**Exercise**.
Leave out the pictures, and retype only the lines from the beginning of the material through the line that contains "3.56, 5.05, 7.48];", including both.

*-*-*

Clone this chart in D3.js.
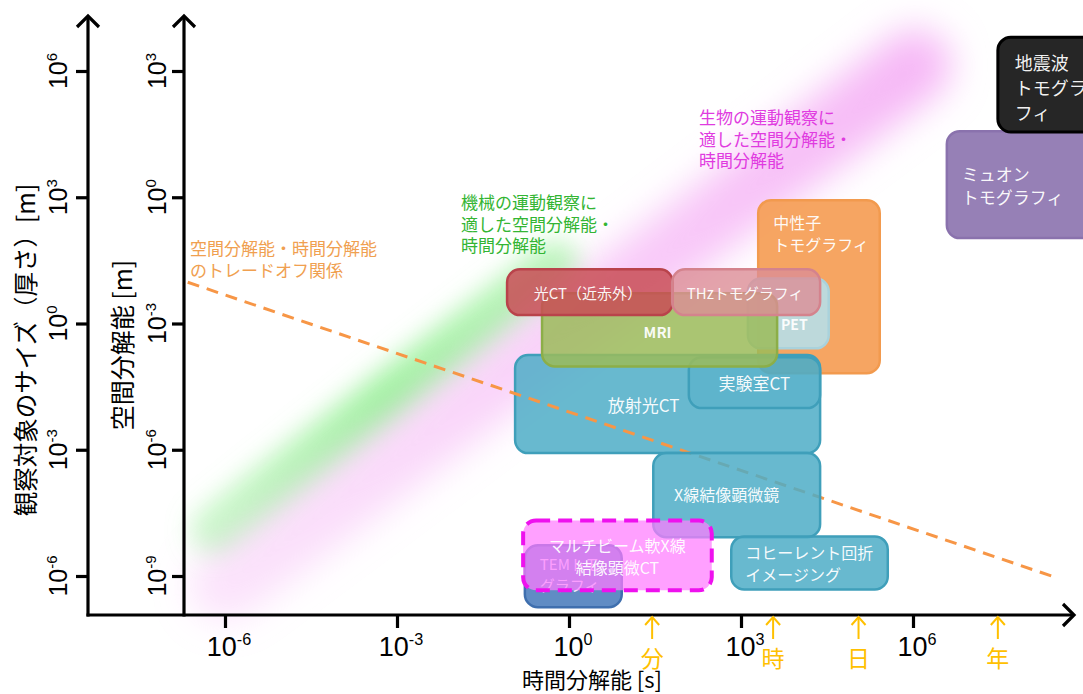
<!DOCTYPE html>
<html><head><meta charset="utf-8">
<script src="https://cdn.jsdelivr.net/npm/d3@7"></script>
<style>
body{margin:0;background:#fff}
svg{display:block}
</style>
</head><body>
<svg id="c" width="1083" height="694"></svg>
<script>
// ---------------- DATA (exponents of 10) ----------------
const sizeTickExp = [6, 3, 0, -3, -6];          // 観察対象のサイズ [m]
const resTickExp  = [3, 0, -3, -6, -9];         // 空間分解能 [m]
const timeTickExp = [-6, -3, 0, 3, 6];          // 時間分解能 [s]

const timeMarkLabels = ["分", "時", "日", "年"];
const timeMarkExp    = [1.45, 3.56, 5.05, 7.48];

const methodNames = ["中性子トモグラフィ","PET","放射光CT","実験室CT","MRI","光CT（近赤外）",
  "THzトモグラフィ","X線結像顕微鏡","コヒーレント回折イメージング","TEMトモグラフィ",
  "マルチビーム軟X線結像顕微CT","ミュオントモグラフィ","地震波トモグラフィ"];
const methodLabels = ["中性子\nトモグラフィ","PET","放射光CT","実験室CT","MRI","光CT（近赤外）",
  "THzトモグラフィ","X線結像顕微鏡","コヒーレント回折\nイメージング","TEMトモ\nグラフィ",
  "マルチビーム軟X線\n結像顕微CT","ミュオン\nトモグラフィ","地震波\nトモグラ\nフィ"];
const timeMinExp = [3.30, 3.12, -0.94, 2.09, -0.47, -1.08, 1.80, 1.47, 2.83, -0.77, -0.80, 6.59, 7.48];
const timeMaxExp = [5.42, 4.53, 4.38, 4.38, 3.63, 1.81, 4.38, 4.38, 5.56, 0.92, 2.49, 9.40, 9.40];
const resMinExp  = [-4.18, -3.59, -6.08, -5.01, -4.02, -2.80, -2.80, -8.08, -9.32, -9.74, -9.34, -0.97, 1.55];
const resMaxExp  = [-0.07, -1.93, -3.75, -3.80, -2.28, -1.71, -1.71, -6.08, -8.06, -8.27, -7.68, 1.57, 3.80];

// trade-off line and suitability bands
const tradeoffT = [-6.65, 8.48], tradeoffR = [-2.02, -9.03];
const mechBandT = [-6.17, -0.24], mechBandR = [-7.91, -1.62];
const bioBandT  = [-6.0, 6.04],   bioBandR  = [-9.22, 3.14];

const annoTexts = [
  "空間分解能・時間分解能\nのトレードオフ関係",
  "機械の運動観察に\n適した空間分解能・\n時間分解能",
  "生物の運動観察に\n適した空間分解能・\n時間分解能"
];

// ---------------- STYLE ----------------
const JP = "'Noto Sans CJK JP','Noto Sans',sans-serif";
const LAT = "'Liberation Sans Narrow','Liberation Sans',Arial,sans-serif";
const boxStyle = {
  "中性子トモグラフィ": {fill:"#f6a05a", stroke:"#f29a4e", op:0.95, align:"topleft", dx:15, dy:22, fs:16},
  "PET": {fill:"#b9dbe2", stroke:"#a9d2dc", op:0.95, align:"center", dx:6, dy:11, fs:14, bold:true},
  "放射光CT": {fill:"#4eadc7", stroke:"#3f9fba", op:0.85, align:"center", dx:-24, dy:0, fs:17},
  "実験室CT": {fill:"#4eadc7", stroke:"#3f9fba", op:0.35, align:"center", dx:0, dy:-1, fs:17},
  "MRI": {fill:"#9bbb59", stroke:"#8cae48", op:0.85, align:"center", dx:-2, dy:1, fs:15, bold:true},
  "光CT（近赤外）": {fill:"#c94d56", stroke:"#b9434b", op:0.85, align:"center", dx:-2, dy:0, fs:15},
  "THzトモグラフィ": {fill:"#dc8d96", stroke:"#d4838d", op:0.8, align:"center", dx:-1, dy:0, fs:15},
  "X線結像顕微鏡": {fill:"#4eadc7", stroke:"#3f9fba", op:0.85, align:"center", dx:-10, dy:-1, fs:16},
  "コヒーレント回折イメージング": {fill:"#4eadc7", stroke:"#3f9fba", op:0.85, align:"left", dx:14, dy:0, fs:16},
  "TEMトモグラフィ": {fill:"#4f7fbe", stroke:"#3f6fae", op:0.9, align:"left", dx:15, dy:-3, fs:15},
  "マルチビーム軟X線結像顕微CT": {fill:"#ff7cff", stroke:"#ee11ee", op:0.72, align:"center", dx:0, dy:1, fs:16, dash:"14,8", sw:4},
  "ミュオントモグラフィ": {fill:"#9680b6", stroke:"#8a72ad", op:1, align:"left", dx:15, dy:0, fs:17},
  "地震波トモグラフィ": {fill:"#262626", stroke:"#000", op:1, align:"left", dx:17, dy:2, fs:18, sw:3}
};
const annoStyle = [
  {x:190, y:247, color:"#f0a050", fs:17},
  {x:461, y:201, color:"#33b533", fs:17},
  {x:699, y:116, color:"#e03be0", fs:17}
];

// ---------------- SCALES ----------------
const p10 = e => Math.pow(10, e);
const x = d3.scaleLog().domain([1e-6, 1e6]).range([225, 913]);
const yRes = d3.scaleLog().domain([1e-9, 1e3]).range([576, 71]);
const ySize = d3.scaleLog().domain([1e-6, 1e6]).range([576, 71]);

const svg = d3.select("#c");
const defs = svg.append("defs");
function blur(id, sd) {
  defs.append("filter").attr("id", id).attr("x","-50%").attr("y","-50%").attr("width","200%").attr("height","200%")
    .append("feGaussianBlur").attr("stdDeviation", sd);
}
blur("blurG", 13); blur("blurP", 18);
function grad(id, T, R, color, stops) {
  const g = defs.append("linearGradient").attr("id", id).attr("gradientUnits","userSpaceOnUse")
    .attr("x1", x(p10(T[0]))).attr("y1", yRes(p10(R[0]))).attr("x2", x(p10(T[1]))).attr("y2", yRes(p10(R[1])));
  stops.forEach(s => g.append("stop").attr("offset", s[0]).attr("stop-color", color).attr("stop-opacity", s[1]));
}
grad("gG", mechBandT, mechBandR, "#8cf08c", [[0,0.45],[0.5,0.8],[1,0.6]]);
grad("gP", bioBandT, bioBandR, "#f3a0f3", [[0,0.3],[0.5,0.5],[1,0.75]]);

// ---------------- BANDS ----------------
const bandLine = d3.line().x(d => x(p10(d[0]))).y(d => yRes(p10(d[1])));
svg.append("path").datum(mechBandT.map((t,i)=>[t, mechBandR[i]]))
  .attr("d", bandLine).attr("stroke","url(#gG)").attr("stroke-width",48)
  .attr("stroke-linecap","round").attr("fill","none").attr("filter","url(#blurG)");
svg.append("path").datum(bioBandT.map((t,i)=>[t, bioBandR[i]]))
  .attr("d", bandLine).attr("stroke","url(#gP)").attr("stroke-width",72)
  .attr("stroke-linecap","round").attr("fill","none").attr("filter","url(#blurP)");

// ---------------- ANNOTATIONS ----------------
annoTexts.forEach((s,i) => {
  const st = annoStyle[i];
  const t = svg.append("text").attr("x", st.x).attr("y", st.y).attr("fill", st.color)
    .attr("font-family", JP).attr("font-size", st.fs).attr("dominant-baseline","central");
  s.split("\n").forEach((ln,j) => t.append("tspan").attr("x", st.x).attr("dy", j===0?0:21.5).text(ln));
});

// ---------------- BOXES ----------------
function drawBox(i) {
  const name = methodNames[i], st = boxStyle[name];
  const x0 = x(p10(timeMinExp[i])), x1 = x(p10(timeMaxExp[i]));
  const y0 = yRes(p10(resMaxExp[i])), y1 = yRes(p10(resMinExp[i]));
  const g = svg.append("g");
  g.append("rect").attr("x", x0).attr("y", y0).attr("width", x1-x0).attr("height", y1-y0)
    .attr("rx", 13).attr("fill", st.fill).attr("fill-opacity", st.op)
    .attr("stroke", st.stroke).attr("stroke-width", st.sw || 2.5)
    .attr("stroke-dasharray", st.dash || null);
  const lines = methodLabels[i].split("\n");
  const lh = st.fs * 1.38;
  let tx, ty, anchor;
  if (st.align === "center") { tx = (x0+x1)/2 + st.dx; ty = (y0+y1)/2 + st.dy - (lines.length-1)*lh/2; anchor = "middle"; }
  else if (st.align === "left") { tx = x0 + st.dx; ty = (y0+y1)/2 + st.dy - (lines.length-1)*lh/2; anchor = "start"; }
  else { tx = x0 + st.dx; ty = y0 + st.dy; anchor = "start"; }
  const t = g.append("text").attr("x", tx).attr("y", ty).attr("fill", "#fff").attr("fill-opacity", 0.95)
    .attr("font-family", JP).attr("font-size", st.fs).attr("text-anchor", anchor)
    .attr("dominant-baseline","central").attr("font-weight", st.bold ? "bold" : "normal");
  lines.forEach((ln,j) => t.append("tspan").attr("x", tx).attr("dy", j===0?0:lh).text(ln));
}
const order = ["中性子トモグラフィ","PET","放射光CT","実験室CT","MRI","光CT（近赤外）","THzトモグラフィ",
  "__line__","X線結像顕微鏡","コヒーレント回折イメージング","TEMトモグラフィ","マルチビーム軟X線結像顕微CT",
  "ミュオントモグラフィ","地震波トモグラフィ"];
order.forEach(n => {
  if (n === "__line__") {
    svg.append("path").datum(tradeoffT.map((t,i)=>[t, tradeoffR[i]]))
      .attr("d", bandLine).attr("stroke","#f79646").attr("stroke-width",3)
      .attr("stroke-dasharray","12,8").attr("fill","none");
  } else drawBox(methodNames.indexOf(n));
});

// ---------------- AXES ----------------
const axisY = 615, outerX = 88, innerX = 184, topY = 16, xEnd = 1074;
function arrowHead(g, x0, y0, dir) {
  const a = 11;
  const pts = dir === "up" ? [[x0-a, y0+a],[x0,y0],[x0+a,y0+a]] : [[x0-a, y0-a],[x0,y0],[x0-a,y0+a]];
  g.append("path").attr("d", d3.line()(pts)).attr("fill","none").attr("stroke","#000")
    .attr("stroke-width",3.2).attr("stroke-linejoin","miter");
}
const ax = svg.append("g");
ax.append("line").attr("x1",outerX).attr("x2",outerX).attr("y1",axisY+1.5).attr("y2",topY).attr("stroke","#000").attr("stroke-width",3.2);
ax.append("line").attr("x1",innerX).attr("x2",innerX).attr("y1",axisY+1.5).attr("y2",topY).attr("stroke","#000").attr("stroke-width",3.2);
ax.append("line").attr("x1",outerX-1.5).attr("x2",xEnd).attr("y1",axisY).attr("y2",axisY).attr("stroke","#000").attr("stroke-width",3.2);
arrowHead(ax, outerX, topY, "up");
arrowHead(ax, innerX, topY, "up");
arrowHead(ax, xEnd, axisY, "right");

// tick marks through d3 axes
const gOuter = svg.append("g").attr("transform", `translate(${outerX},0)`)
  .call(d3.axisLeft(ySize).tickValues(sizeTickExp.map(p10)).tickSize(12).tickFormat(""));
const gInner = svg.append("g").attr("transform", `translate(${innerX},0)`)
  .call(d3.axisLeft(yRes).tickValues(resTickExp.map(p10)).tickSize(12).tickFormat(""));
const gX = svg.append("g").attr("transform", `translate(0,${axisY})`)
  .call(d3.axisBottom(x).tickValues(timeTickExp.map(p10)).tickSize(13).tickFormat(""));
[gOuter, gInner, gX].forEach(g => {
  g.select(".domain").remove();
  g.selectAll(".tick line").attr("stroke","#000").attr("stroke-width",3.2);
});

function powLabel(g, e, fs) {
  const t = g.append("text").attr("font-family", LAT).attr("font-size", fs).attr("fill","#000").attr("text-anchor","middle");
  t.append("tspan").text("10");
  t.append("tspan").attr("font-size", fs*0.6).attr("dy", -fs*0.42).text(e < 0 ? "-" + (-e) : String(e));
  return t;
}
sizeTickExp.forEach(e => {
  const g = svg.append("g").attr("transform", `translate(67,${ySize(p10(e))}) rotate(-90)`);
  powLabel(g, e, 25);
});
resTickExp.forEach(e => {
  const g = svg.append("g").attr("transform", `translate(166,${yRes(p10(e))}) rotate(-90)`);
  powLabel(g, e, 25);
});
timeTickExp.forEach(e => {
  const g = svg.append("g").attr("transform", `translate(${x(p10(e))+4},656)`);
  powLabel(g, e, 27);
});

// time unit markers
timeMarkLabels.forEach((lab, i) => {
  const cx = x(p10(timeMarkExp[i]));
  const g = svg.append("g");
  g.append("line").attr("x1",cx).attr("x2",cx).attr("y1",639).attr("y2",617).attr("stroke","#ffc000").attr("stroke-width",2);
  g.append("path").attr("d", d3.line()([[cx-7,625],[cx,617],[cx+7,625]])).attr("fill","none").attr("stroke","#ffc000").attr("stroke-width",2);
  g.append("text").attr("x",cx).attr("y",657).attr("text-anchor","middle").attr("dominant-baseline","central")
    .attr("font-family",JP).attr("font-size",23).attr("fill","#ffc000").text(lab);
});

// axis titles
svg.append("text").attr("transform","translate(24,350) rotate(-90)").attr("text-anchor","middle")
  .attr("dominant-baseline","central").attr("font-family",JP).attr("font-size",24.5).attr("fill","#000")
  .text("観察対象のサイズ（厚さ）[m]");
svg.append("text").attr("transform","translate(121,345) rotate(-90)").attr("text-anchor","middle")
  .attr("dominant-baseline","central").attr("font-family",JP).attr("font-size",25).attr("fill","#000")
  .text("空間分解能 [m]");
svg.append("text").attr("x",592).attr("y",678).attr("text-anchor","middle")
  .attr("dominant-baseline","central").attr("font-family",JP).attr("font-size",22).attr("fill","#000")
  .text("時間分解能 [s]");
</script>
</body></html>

*-*-*

**Written solution**.
Clone this chart in D3.js.
<!DOCTYPE html>
<html><head><meta charset="utf-8">
<script src="https://cdn.jsdelivr.net/npm/d3@7"></script>
<style>
body{margin:0;background:#fff}
svg{display:block}
</style>
</head><body>
<svg id="c" width="1083" height="694"></svg>
<script>
// ---------------- DATA (exponents of 10) ----------------
const sizeTickExp = [6, 3, 0, -3, -6];          // 観察対象のサイズ [m]
const resTickExp  = [3, 0, -3, -6, -9];         // 空間分解能 [m]
const timeTickExp = [-6, -3, 0, 3, 6];          // 時間分解能 [s]

const timeMarkLabels = ["分", "時", "日", "年"];
const timeMarkExp    = [1.45, 3.56, 5.05, 7.48];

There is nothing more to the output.